**Dataset section:**
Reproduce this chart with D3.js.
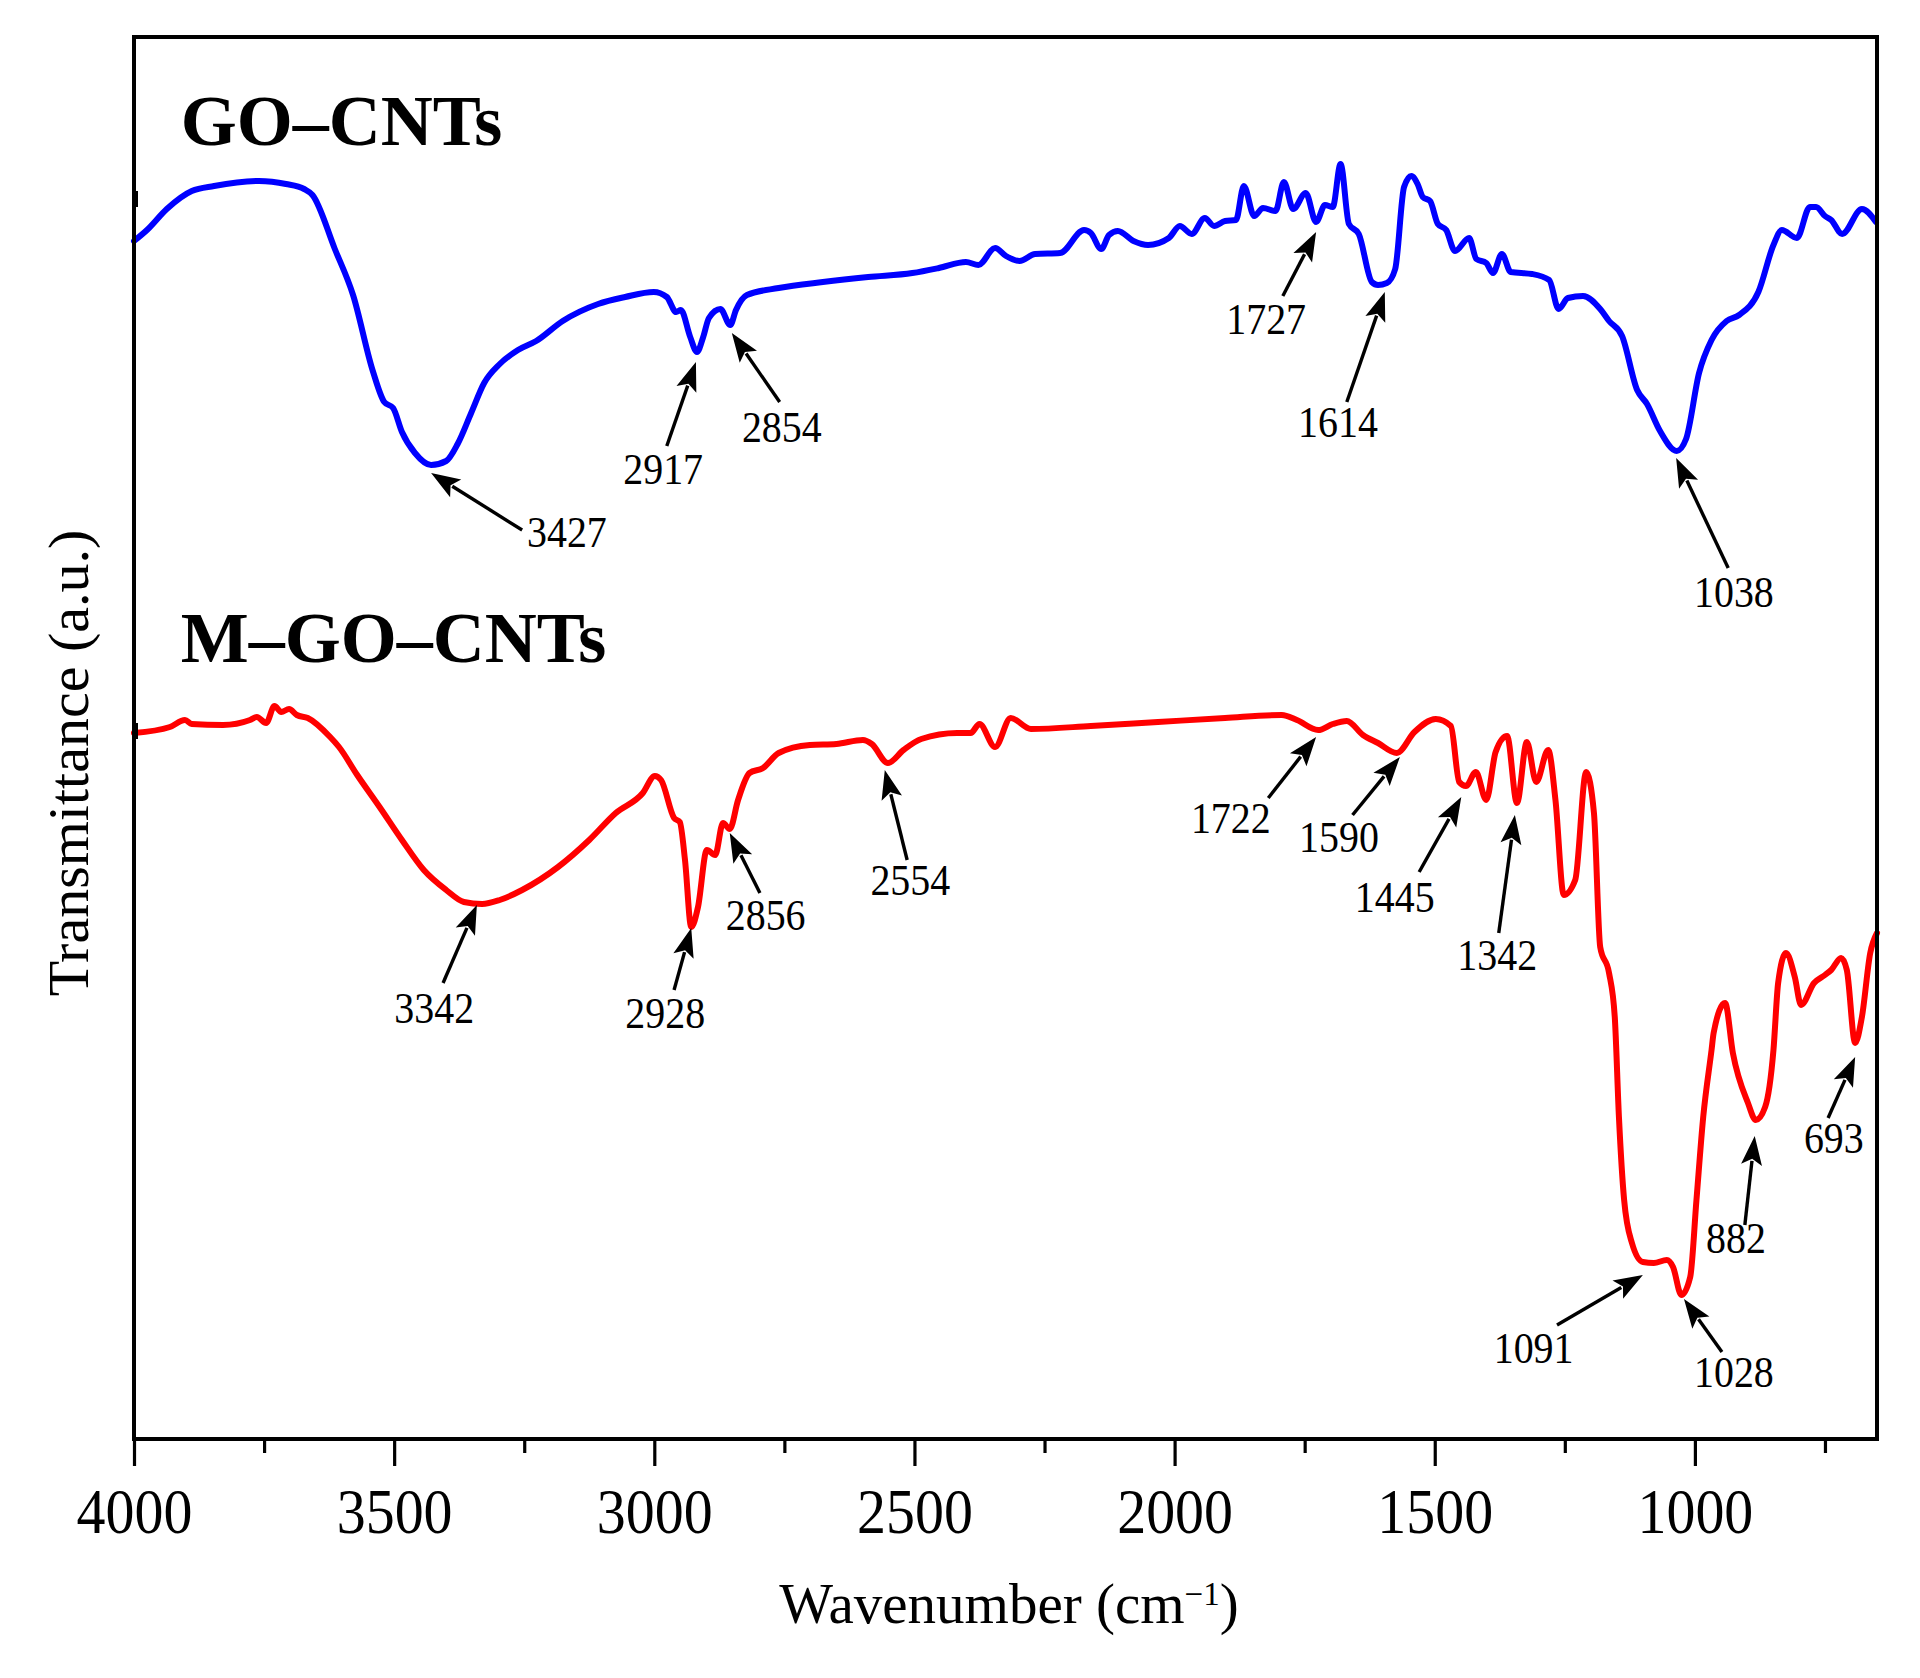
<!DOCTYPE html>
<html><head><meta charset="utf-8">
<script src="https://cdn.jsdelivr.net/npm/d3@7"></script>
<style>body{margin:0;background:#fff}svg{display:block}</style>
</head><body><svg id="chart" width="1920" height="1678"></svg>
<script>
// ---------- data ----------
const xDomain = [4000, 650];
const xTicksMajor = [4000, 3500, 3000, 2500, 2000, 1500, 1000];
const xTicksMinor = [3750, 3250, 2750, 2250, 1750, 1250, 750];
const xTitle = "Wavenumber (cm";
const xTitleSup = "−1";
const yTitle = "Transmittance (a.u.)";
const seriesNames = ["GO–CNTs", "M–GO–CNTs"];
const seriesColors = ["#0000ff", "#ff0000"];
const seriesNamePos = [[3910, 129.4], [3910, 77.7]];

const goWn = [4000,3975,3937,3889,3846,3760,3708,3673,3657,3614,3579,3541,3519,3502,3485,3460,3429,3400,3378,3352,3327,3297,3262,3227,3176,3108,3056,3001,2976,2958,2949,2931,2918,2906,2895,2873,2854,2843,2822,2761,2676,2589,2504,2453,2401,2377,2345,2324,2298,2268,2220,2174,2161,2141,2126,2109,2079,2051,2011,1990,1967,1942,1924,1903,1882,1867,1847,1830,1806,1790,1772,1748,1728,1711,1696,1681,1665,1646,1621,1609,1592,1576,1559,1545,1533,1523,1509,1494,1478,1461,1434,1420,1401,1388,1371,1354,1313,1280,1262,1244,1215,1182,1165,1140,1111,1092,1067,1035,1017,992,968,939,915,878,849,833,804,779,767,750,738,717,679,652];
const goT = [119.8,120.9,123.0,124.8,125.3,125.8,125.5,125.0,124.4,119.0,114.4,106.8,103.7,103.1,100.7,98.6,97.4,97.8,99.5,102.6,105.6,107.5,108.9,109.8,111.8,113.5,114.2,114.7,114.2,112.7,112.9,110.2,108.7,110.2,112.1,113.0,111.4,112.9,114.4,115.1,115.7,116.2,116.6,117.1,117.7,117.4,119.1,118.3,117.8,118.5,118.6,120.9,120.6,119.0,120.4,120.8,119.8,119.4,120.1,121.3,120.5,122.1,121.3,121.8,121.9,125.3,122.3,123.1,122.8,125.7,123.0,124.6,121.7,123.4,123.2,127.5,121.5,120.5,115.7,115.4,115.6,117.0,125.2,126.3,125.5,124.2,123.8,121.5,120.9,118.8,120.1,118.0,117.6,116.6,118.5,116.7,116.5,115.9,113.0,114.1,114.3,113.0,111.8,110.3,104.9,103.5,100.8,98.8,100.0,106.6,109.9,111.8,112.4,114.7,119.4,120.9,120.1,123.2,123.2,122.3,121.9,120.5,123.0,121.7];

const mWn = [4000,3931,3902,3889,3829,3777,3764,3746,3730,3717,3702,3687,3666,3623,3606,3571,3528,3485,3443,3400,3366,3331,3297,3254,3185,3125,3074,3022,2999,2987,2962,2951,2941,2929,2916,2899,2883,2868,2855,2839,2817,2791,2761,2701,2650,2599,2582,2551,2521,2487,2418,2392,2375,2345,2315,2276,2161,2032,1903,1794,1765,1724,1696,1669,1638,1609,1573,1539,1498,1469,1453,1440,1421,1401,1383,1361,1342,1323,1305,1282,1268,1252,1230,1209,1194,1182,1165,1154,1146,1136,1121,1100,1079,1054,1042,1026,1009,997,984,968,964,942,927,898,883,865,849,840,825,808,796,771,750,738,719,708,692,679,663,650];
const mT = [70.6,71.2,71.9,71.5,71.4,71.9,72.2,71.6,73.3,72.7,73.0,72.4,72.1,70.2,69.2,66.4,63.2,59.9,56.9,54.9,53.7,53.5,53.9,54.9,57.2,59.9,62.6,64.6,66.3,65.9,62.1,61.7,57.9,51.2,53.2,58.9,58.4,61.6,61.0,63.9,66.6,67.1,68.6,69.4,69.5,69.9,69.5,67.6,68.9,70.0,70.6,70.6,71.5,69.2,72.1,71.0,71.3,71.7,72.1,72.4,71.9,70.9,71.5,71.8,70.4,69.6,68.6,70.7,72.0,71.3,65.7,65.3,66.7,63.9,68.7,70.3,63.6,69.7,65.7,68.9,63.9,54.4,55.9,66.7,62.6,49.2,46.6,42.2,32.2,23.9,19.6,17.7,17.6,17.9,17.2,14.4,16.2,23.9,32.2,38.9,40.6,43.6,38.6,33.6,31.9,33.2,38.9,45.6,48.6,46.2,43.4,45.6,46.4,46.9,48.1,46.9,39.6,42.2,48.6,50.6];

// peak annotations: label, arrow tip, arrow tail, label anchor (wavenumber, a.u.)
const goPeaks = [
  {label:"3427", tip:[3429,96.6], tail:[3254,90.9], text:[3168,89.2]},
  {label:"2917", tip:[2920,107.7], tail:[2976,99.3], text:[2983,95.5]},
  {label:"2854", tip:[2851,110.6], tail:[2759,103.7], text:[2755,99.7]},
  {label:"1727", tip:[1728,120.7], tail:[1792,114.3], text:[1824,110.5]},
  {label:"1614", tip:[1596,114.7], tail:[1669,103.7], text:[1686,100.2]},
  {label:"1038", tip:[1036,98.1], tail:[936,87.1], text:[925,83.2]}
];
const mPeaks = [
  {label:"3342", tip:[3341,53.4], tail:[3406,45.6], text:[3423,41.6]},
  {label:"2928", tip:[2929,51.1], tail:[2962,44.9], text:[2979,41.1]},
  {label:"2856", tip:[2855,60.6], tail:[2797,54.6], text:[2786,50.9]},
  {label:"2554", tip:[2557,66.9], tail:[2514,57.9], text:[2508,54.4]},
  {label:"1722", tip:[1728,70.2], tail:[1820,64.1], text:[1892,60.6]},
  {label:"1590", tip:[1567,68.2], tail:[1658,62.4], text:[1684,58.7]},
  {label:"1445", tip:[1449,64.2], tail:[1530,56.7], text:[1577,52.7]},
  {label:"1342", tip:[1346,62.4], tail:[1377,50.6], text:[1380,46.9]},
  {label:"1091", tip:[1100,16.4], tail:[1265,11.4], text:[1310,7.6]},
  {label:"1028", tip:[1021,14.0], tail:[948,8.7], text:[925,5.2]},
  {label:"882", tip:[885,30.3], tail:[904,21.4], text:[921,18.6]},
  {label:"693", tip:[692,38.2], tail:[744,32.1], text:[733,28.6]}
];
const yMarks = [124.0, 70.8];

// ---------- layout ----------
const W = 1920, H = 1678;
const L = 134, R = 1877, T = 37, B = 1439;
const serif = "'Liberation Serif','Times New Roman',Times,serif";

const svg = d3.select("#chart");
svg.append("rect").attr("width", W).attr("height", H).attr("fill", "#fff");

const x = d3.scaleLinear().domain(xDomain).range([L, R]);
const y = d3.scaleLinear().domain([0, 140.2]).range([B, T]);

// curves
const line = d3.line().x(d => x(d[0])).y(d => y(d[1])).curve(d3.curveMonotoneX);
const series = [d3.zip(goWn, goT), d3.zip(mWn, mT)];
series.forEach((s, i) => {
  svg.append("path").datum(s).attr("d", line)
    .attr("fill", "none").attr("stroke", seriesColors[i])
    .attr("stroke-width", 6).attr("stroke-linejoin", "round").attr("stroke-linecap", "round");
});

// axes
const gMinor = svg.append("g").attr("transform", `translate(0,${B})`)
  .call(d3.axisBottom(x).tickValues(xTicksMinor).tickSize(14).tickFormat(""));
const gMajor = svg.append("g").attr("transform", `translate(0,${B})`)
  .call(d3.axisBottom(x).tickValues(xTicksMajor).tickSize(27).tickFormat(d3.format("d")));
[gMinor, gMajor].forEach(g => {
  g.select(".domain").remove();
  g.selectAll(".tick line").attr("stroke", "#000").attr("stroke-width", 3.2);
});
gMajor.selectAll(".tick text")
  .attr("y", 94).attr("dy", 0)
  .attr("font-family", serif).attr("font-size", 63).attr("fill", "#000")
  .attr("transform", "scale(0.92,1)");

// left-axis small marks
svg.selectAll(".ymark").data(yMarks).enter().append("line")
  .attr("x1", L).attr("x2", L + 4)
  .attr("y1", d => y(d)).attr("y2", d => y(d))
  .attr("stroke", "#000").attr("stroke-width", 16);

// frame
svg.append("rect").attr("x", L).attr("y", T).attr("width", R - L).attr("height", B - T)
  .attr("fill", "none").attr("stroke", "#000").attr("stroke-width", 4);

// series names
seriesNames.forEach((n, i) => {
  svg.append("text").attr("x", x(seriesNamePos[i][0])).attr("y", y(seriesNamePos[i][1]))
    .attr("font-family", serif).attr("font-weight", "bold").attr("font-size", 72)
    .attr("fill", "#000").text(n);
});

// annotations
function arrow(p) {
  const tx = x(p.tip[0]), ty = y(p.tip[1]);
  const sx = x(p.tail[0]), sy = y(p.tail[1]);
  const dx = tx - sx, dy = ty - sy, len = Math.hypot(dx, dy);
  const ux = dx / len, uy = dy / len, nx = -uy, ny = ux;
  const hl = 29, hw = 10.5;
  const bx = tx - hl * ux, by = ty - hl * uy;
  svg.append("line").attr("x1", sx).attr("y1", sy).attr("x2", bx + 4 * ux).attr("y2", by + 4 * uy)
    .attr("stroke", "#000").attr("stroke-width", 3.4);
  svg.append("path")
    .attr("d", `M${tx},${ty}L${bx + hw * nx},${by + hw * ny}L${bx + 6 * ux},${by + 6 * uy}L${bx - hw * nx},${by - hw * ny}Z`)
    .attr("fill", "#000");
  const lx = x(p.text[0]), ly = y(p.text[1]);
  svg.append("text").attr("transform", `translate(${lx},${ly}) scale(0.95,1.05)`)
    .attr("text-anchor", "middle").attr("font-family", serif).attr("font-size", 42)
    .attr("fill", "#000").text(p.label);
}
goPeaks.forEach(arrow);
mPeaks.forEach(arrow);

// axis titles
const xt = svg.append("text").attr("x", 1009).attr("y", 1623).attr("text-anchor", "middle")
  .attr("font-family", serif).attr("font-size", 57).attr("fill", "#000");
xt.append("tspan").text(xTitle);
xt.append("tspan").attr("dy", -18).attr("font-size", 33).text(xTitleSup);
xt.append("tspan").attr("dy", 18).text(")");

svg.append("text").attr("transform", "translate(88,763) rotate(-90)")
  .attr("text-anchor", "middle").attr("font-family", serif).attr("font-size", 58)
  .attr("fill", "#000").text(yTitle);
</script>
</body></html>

**Problem to solve:** Reproduce the material above from its first line through the line containing "const seriesNamePos = [[3910, 129.4], [3910, 77.7]];", both ends included, and skip every picture.

**Full solution:**
Reproduce this chart with D3.js.
<!DOCTYPE html>
<html><head><meta charset="utf-8">
<script src="https://cdn.jsdelivr.net/npm/d3@7"></script>
<style>body{margin:0;background:#fff}svg{display:block}</style>
</head><body><svg id="chart" width="1920" height="1678"></svg>
<script>
// ---------- data ----------
const xDomain = [4000, 650];
const xTicksMajor = [4000, 3500, 3000, 2500, 2000, 1500, 1000];
const xTicksMinor = [3750, 3250, 2750, 2250, 1750, 1250, 750];
const xTitle = "Wavenumber (cm";
const xTitleSup = "−1";
const yTitle = "Transmittance (a.u.)";
const seriesNames = ["GO–CNTs", "M–GO–CNTs"];
const seriesColors = ["#0000ff", "#ff0000"];
const seriesNamePos = [[3910, 129.4], [3910, 77.7]];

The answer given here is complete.